Les passeports du Maroc et du Nigéria chutent
En ce qui concerne le Maroc, outre la réduction des visas français, le royaume a surtout souffert les conséquences de la rupture de ses relations avec l’Algérie. Sans oublier, évidemment, la pérennité de la crise au Sahara occidental et les tensions avec l’Espagne et l’Allemagne, réduisant davantage les chances d’obtenir un visa Schengen pour les citoyens. Du côté du Nigéria, la crise sécuritaire a aliéné le passeport, même vis-à-vis des pays africains voisins. Aujourd’hui, les Nigérians ne peuvent voyager librement que vers 47 autres Etats, dont 20 sans visa.
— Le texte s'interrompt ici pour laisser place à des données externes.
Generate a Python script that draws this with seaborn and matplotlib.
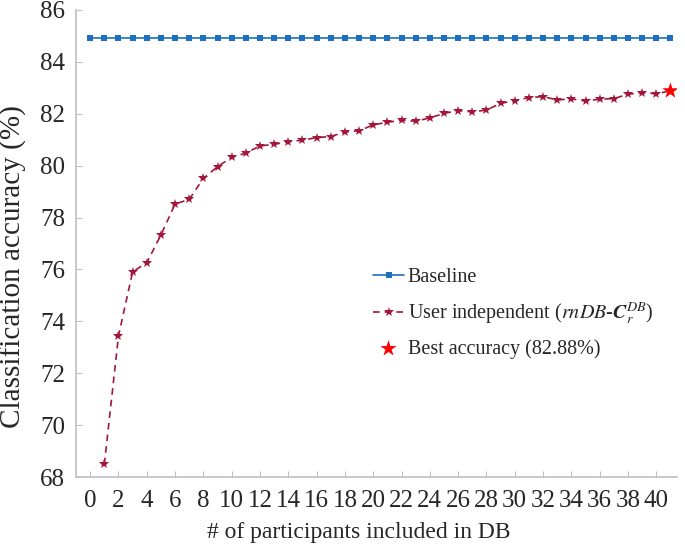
import numpy as np
import pandas as pd
import matplotlib
matplotlib.use("Agg")
import matplotlib.pyplot as plt
import seaborn as sns

# data
participants = list(range(0, 42))
baseline = [84.92] * 42
user_indep = [np.nan,
              68.49, 73.44, 75.91, 76.26, 77.33, 78.52, 78.70, 79.51, 79.96, 80.32,
              80.48, 80.76, 80.82, 80.92, 80.98, 81.08, 81.12, 81.30, 81.34, 81.57,
              81.67, 81.75, 81.71, 81.84, 82.01, 82.12, 82.07, 82.14, 82.40, 82.50,
              82.62, 82.66, 82.53, 82.57, 82.49, 82.56, 82.58, 82.75, 82.81, 82.77,
              82.88]
best_x = [41]
best_y = [82.88]

df = pd.DataFrame({"participants": participants,
                   "baseline": baseline,
                   "user": user_indep})

sns.set_style("ticks")
plt.rcParams['font.family'] = ['Liberation Serif', 'DejaVu Serif']
plt.rcParams['mathtext.fontset'] = 'stix'

fig = plt.figure(figsize=(6.85, 5.49), dpi=100)
ax = fig.add_axes([0.111, 0.131, 0.877, 0.851])

sns.lineplot(data=df, x="participants", y="baseline", ax=ax, color="#1f6fbf",
             marker="s", markersize=4.5, markeredgewidth=0, linewidth=1.2,
             label="Baseline")
sns.lineplot(data=df.dropna(), x="participants", y="user", ax=ax, color="#a3173a",
             marker="*", markersize=7, markeredgewidth=0, linewidth=1.2,
             dashes=(4, 3), label=r"User independent ($rnDB$-$\boldsymbol{C}_{r}^{DB}$)")
sns.scatterplot(x=best_x, y=best_y, ax=ax, color="#ff0000", marker="*", s=150,
                edgecolor="none", zorder=5, label="Best accuracy (82.88%)")

ax.set_xlim(-1, 41.45)
ax.set_ylim(68, 86)
ax.set_xticks(range(0, 41, 2))
ax.set_yticks(range(68, 87, 2))
ax.tick_params(axis="both", direction="in", length=4, color="#bfbfbf",
               labelsize=18, pad=8)
ax.tick_params(axis="x", pad=9)
for s in ["top", "right"]:
    ax.spines[s].set_visible(False)
for s in ["left", "bottom"]:
    ax.spines[s].set_color("#bfbfbf")
    ax.spines[s].set_linewidth(1.2)

ax.set_xlabel("# of participants included in DB", fontsize=17)
ax.xaxis.set_label_coords(0.47, -0.097)
ax.set_ylabel("Classification accuracy (%)", fontsize=21)
ax.yaxis.set_label_coords(-0.082, 0.45)

ax.legend(loc="upper left", bbox_to_anchor=(0.495, 0.447), frameon=False,
          fontsize=14.5, handlelength=1.5, handletextpad=0.2, labelspacing=0.65,
          borderpad=0, borderaxespad=0)

fig.savefig("out.png", dpi=100)
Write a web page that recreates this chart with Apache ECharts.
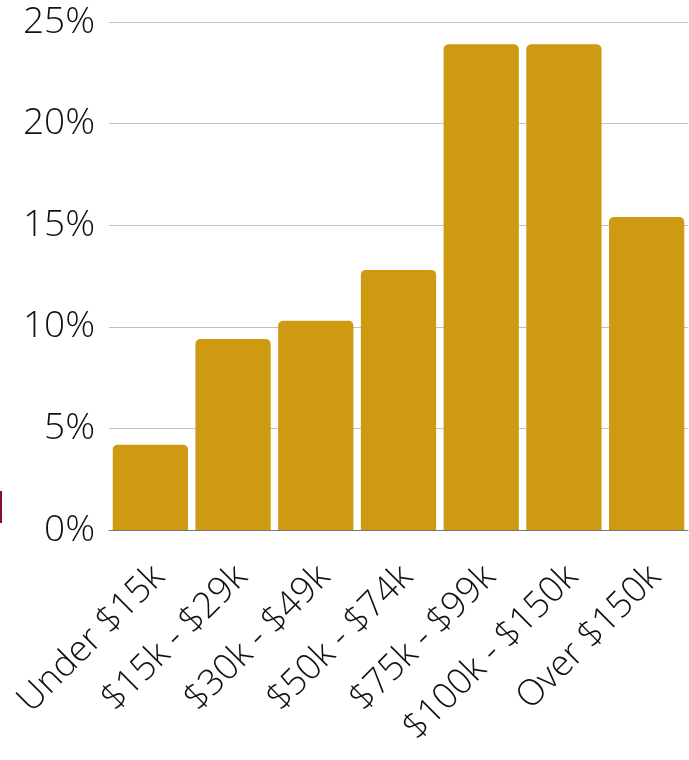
<!DOCTYPE html>
<html><head><meta charset="utf-8">
<script src="https://cdn.jsdelivr.net/npm/echarts@6/dist/echarts.min.js"></script>
<style>html,body{margin:0;padding:0;background:#fff}#c{width:689px;height:760px}</style>
</head><body><div id="c"></div>
<script>
const categories = ["Under $15k","$15k - $29k","$30k - $49k","$50k - $74k","$75k - $99k","$100k - $150k","Over $150k"];
const shares = [4.2, 9.4, 10.3, 12.8, 23.9, 23.9, 15.4];
const yTicks = [0, 5, 10, 15, 20, 25];

const chart = echarts.init(document.getElementById('c'));
chart.setOption({
  animation: false,
  grid: {left: 109, right: 1, top: 22, bottom: 230},
  xAxis: {
    type: 'category', data: categories,
    axisLine: {show: true, lineStyle: {color: '#777', width: 1}},
    axisTick: {show: false},
    axisLabel: {rotate: 45, interval: 0, margin: 50, padding: [0, -12, 0, 0], color: '#111', fontSize: 36, fontFamily: 'Open Sans', fontWeight: 300}
  },
  yAxis: {
    type: 'value', min: yTicks[0], max: yTicks[yTicks.length-1], interval: 5,
    axisLine: {show: false}, axisTick: {show: false},
    splitLine: {lineStyle: {color: '#c0c0c0', width: 1}},
    axisLabel: {formatter: '{value}%', margin: 14, color: '#111', fontSize: 37, fontFamily: 'Open Sans', fontWeight: 300}
  },
  series: [{
    type: 'bar', data: shares, barCategoryGap: '9%',
    itemStyle: {color: '#CE9A12', borderRadius: [5,5,0,0]}
  }],
  graphic: [{type: 'rect', left: 0, top: 491, shape: {width: 2, height: 32}, style: {fill: '#8B0A3C'}}]
});
</script></body></html>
La Gambie, la Tanzanie, le Rwanda et le Kenya sont sans aucun doute les grands vainqueurs de cette édition. Les passeports des quatre pays ont pris du poids pour des raisons différentes. Dans le cas de la Tanzanie, il s’agit surtout des efforts diplomatiques de la nouvelle présidente Samia Suluhu Hassan, qui a rétabli les relations avec les pays d’Afrique de l’Est, ainsi qu’avec les Etats-Unis et plusieurs pays asiatiques. Les Tanzaniens gagnent donc l’accès à sept pays sans visa, et deux pays avec visa à l’arrivée, soit neuf au total par rapport à 2020.
Le Kenya a également gagné gros au changement du régime tanzanien après le décès de John Magufuli. La récente ouverture du Kenya sur la Chine a généré un effet domino. Malgré une grave crise politique et plusieurs scandales, Uhuru Kenyatta est un partenaire privilégié de la nouvelle administration de la Maison Blanche, où il a été invité par Joe Biden deux fois. Le Kenya, pays pauvre mais jouissant d’un bon capital humain, est donc convoité par les deux plus grandes puissances mondiales.
Ensuite, le passeport du Rwanda a pris du galon grâce au rétablissement récent des relations avec la France et l’Europe. Ce qui a ouvert les frontières de plusieurs pays, notamment africains — comme la Côte d’Ivoire —, aux Rwandais, mais aussi les Antilles et Madagascar.
Quant à la Gambie, sa progression résulte des liens rétablis avec le Sénégal depuis la chute de Yahya Jammeh, affectant l’intégration ouest-africaine du pays. De plus, le président gambien Adama Barrow a établi un circuit diplomatique efficace avec les Etats arabo-musulmans, d’Afrique du Nord comme du Golfe ou de l’Asie du Sud. Un contexte qui permet aux Gambiens de visiter 37 pays sans visa et 24 avec un visa à l’arrivée.